* start Dataset extract *
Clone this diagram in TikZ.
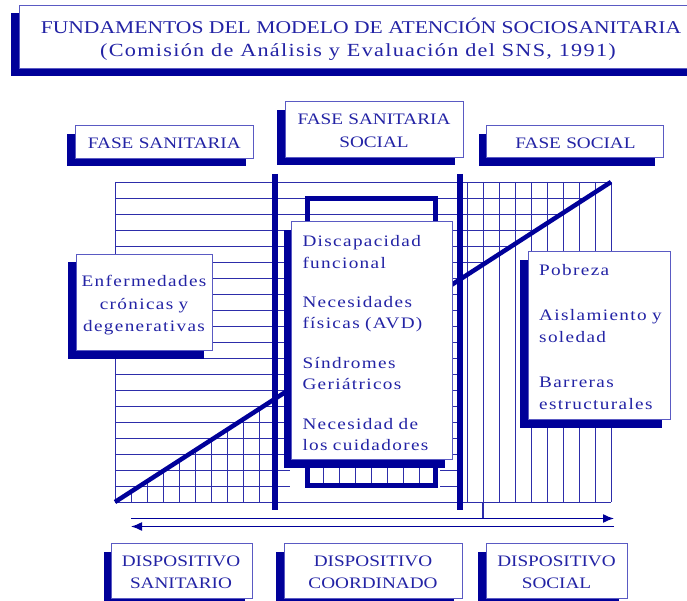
\documentclass[tikz,border=0pt]{standalone}
\usepackage{fontspec}
\setmainfont{Liberation Serif}[FakeStretch=1.2]
\newfontfamily\spacedfont{Liberation Serif}[FakeStretch=1.2,LetterSpace=8.5]
\newfontfamily\titlespaced{Liberation Serif}[FakeStretch=1.2,LetterSpace=7]
\usetikzlibrary{shadows,arrows.meta}
\definecolor{navy}{RGB}{0,0,153}
\definecolor{textblue}{RGB}{35,35,165}
\definecolor{boxline}{RGB}{90,90,195}
\definecolor{gridline}{RGB}{45,45,170}
\begin{document}
\begin{tikzpicture}[x=1pt,y=-1pt,
  shbox/.style={draw=boxline, line width=0.8pt, fill=white, inner sep=0pt,
    drop shadow={shadow xshift=-8pt, shadow yshift=-8.5pt, fill=navy, opacity=1}},
  gridl/.style={draw=gridline, line width=0.9pt},
  capstext/.style={inner sep=0pt, text=textblue, align=center, text width=180pt,
    font=\fontsize{16}{23.5}\selectfont, anchor=base},
  listtext/.style={inner sep=0pt, text=textblue, align=left, text width=150pt,
    font=\spacedfont\fontsize{16}{21.5}\selectfont, anchor=base west},
  arrowl/.style={draw=navy, line width=1.4pt},
  tip/.style={-{Latex[length=11pt,width=9pt]}}
]
\useasboundingbox (0,0) rectangle (687,601);
\clip (0,0) rectangle (687,601);
\fill[white] (0,0) rectangle (687,601);

% ---- grid ----
\foreach \j in {0,...,17}{
  \pgfmathsetmacro{\yy}{182+16*\j}
  \pgfmathsetmacro{\xe}{max(460,115+(502-\yy)*1.55)}
  \draw[gridl] (115,\yy) -- (\xe,\yy);
}
\foreach \yy in {470,486}{
  \draw[gridl] (115,\yy) -- (290,\yy);
  \draw[gridl] (440,\yy) -- (460,\yy);
}
\draw[gridl] (115,502) -- (611,502);
\draw[gridl] (115,182) -- (115,502);
\foreach \k in {1,...,9}{
  \pgfmathsetmacro{\xx}{115+16*\k}
  \pgfmathsetmacro{\yt}{502-16*\k/1.55}
  \draw[gridl] (\xx,502) -- (\xx,\yt);
}
\foreach \k in {22,...,31}{
  \pgfmathsetmacro{\xx}{115+16*\k}
  \draw[gridl] (\xx,182) -- (\xx,502);
}
\foreach \k in {13,...,19}{
  \pgfmathsetmacro{\xx}{115+16*\k}
  \draw[gridl] (\xx,468) -- (\xx,485);
}
\draw[gridl, line width=1.2pt] (483,502) -- (483,518.5);

% ---- diagonal and phase separators ----
\draw[navy, line width=4.5pt] (115,502) -- (611,182);
\draw[navy, line width=5.5pt] (275,174) -- (275,510);
\draw[navy, line width=5.5pt] (460,174) -- (460,510);
\draw[navy, line width=5pt] (307.3,198.3) rectangle (435.7,485);

% ---- title ----
\node[shbox, minimum width=686pt, minimum height=63pt] (title) at (362,36.5) {};
\node[inner sep=0pt, text=textblue, anchor=base, font=\fontsize{18}{23}\selectfont]
  (title1) at (361,33.3) {FUNDAMENTOS DEL MODELO DE ATENCIÓN SOCIOSANITARIA};
\node[inner sep=0pt, text=textblue, anchor=base, font=\titlespaced\fontsize{18.5}{23}\selectfont]
  (title2) at (358,56.7) {(Comisión de Análisis y Evaluación del SNS, 1991)};

% ---- phase boxes ----
\node[shbox, minimum width=178.5pt, minimum height=32.5pt] (fs) at (164.25,141.75) {};
\node[capstext] (fst) at (164.3,149) {FASE SANITARIA};
\node[shbox, minimum width=178pt, minimum height=55.3pt] (fss) at (374,129.35) {};
\node[capstext] (fsst) at (374,124.3) {FASE SANITARIA\\SOCIAL};
\node[shbox, minimum width=176.5pt, minimum height=32.5pt] (fso) at (574.75,141.5) {};
\node[capstext] (fsot) at (575.5,148.5) {FASE SOCIAL};

% ---- content boxes ----
\node[shbox, minimum width=136pt, minimum height=96pt] (enf) at (144,302) {};
\node[listtext, align=center, text width=136pt, anchor=base,
  font=\spacedfont\fontsize{16}{22.5}\selectfont] (enft) at (144,287)
  {Enfermedades\\crónicas y\\degenerativas};

\node[shbox, minimum width=161pt, minimum height=237.6pt] (mid) at (372.2,340.5) {};
\node[listtext] (midt) at (302.3,246.7)
  {Discapacidad\\funcional\\[17.8pt]Necesidades\\físicas (AVD)\\[17.8pt]Síndromes\\Geriátricos\\[17.8pt]Necesidad de\\los cuidadores};

\node[shbox, minimum width=141.7pt, minimum height=167.3pt] (soc) at (599.15,335.35) {};
\node[listtext] (soct) at (539,275.4)
  {Pobreza\\[24pt]Aislamiento y\\soledad\\[24pt]Barreras\\estructurales};

% ---- arrows ----
\coordinate (r1) at (131,518.5);
\coordinate (r2) at (614,518.5);
\coordinate (l1) at (614,526.5);
\coordinate (l2) at (131,526.5);
\draw[arrowl, tip] (r1) -- (r2);
\draw[arrowl, tip] (l1) -- (l2);

% ---- device boxes ----
\node[shbox, minimum width=141pt, minimum height=55pt] (ds) at (182,570.5) {};
\node[capstext, font=\fontsize{16}{22.3}\selectfont] (dst) at (181,566.3) {DISPOSITIVO\\SANITARIO};
\node[shbox, minimum width=178pt, minimum height=55pt] (dc) at (373,570.5) {};
\node[capstext, font=\fontsize{16}{22.3}\selectfont] (dct) at (373,566.3) {DISPOSITIVO\\COORDINADO};
\node[shbox, minimum width=141pt, minimum height=55pt] (dso) at (556.5,570.5) {};
\node[capstext, font=\fontsize{16}{22.3}\selectfont] (dsot) at (556.5,566.3) {DISPOSITIVO\\SOCIAL};
\end{tikzpicture}
\end{document}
* end Dataset extract *
**The problem**
Repeat the material above in full and unchanged, minus its images.

**Full response**
Clone this diagram in TikZ.
\documentclass[tikz,border=0pt]{standalone}
\usepackage{fontspec}
\setmainfont{Liberation Serif}[FakeStretch=1.2]
\newfontfamily\spacedfont{Liberation Serif}[FakeStretch=1.2,LetterSpace=8.5]
\newfontfamily\titlespaced{Liberation Serif}[FakeStretch=1.2,LetterSpace=7]
\usetikzlibrary{shadows,arrows.meta}
\definecolor{navy}{RGB}{0,0,153}
\definecolor{textblue}{RGB}{35,35,165}
\definecolor{boxline}{RGB}{90,90,195}
\definecolor{gridline}{RGB}{45,45,170}
\begin{document}
\begin{tikzpicture}[x=1pt,y=-1pt,
  shbox/.style={draw=boxline, line width=0.8pt, fill=white, inner sep=0pt,
    drop shadow={shadow xshift=-8pt, shadow yshift=-8.5pt, fill=navy, opacity=1}},
  gridl/.style={draw=gridline, line width=0.9pt},
  capstext/.style={inner sep=0pt, text=textblue, align=center, text width=180pt,
    font=\fontsize{16}{23.5}\selectfont, anchor=base},
  listtext/.style={inner sep=0pt, text=textblue, align=left, text width=150pt,
    font=\spacedfont\fontsize{16}{21.5}\selectfont, anchor=base west},
  arrowl/.style={draw=navy, line width=1.4pt},
  tip/.style={-{Latex[length=11pt,width=9pt]}}
]
\useasboundingbox (0,0) rectangle (687,601);
\clip (0,0) rectangle (687,601);
\fill[white] (0,0) rectangle (687,601);

% ---- grid ----
\foreach \j in {0,...,17}{
  \pgfmathsetmacro{\yy}{182+16*\j}
  \pgfmathsetmacro{\xe}{max(460,115+(502-\yy)*1.55)}
  \draw[gridl] (115,\yy) -- (\xe,\yy);
}
\foreach \yy in {470,486}{
  \draw[gridl] (115,\yy) -- (290,\yy);
  \draw[gridl] (440,\yy) -- (460,\yy);
}
\draw[gridl] (115,502) -- (611,502);
\draw[gridl] (115,182) -- (115,502);
\foreach \k in {1,...,9}{
  \pgfmathsetmacro{\xx}{115+16*\k}
  \pgfmathsetmacro{\yt}{502-16*\k/1.55}
  \draw[gridl] (\xx,502) -- (\xx,\yt);
}
\foreach \k in {22,...,31}{
  \pgfmathsetmacro{\xx}{115+16*\k}
  \draw[gridl] (\xx,182) -- (\xx,502);
}
\foreach \k in {13,...,19}{
  \pgfmathsetmacro{\xx}{115+16*\k}
  \draw[gridl] (\xx,468) -- (\xx,485);
}
\draw[gridl, line width=1.2pt] (483,502) -- (483,518.5);

% ---- diagonal and phase separators ----
\draw[navy, line width=4.5pt] (115,502) -- (611,182);
\draw[navy, line width=5.5pt] (275,174) -- (275,510);
\draw[navy, line width=5.5pt] (460,174) -- (460,510);
\draw[navy, line width=5pt] (307.3,198.3) rectangle (435.7,485);

% ---- title ----
\node[shbox, minimum width=686pt, minimum height=63pt] (title) at (362,36.5) {};
\node[inner sep=0pt, text=textblue, anchor=base, font=\fontsize{18}{23}\selectfont]
  (title1) at (361,33.3) {FUNDAMENTOS DEL MODELO DE ATENCIÓN SOCIOSANITARIA};
\node[inner sep=0pt, text=textblue, anchor=base, font=\titlespaced\fontsize{18.5}{23}\selectfont]
  (title2) at (358,56.7) {(Comisión de Análisis y Evaluación del SNS, 1991)};

% ---- phase boxes ----
\node[shbox, minimum width=178.5pt, minimum height=32.5pt] (fs) at (164.25,141.75) {};
\node[capstext] (fst) at (164.3,149) {FASE SANITARIA};
\node[shbox, minimum width=178pt, minimum height=55.3pt] (fss) at (374,129.35) {};
\node[capstext] (fsst) at (374,124.3) {FASE SANITARIA\\SOCIAL};
\node[shbox, minimum width=176.5pt, minimum height=32.5pt] (fso) at (574.75,141.5) {};
\node[capstext] (fsot) at (575.5,148.5) {FASE SOCIAL};

% ---- content boxes ----
\node[shbox, minimum width=136pt, minimum height=96pt] (enf) at (144,302) {};
\node[listtext, align=center, text width=136pt, anchor=base,
  font=\spacedfont\fontsize{16}{22.5}\selectfont] (enft) at (144,287)
  {Enfermedades\\crónicas y\\degenerativas};

\node[shbox, minimum width=161pt, minimum height=237.6pt] (mid) at (372.2,340.5) {};
\node[listtext] (midt) at (302.3,246.7)
  {Discapacidad\\funcional\\[17.8pt]Necesidades\\físicas (AVD)\\[17.8pt]Síndromes\\Geriátricos\\[17.8pt]Necesidad de\\los cuidadores};

\node[shbox, minimum width=141.7pt, minimum height=167.3pt] (soc) at (599.15,335.35) {};
\node[listtext] (soct) at (539,275.4)
  {Pobreza\\[24pt]Aislamiento y\\soledad\\[24pt]Barreras\\estructurales};

% ---- arrows ----
\coordinate (r1) at (131,518.5);
\coordinate (r2) at (614,518.5);
\coordinate (l1) at (614,526.5);
\coordinate (l2) at (131,526.5);
\draw[arrowl, tip] (r1) -- (r2);
\draw[arrowl, tip] (l1) -- (l2);

% ---- device boxes ----
\node[shbox, minimum width=141pt, minimum height=55pt] (ds) at (182,570.5) {};
\node[capstext, font=\fontsize{16}{22.3}\selectfont] (dst) at (181,566.3) {DISPOSITIVO\\SANITARIO};
\node[shbox, minimum width=178pt, minimum height=55pt] (dc) at (373,570.5) {};
\node[capstext, font=\fontsize{16}{22.3}\selectfont] (dct) at (373,566.3) {DISPOSITIVO\\COORDINADO};
\node[shbox, minimum width=141pt, minimum height=55pt] (dso) at (556.5,570.5) {};
\node[capstext, font=\fontsize{16}{22.3}\selectfont] (dsot) at (556.5,566.3) {DISPOSITIVO\\SOCIAL};
\end{tikzpicture}
\end{document}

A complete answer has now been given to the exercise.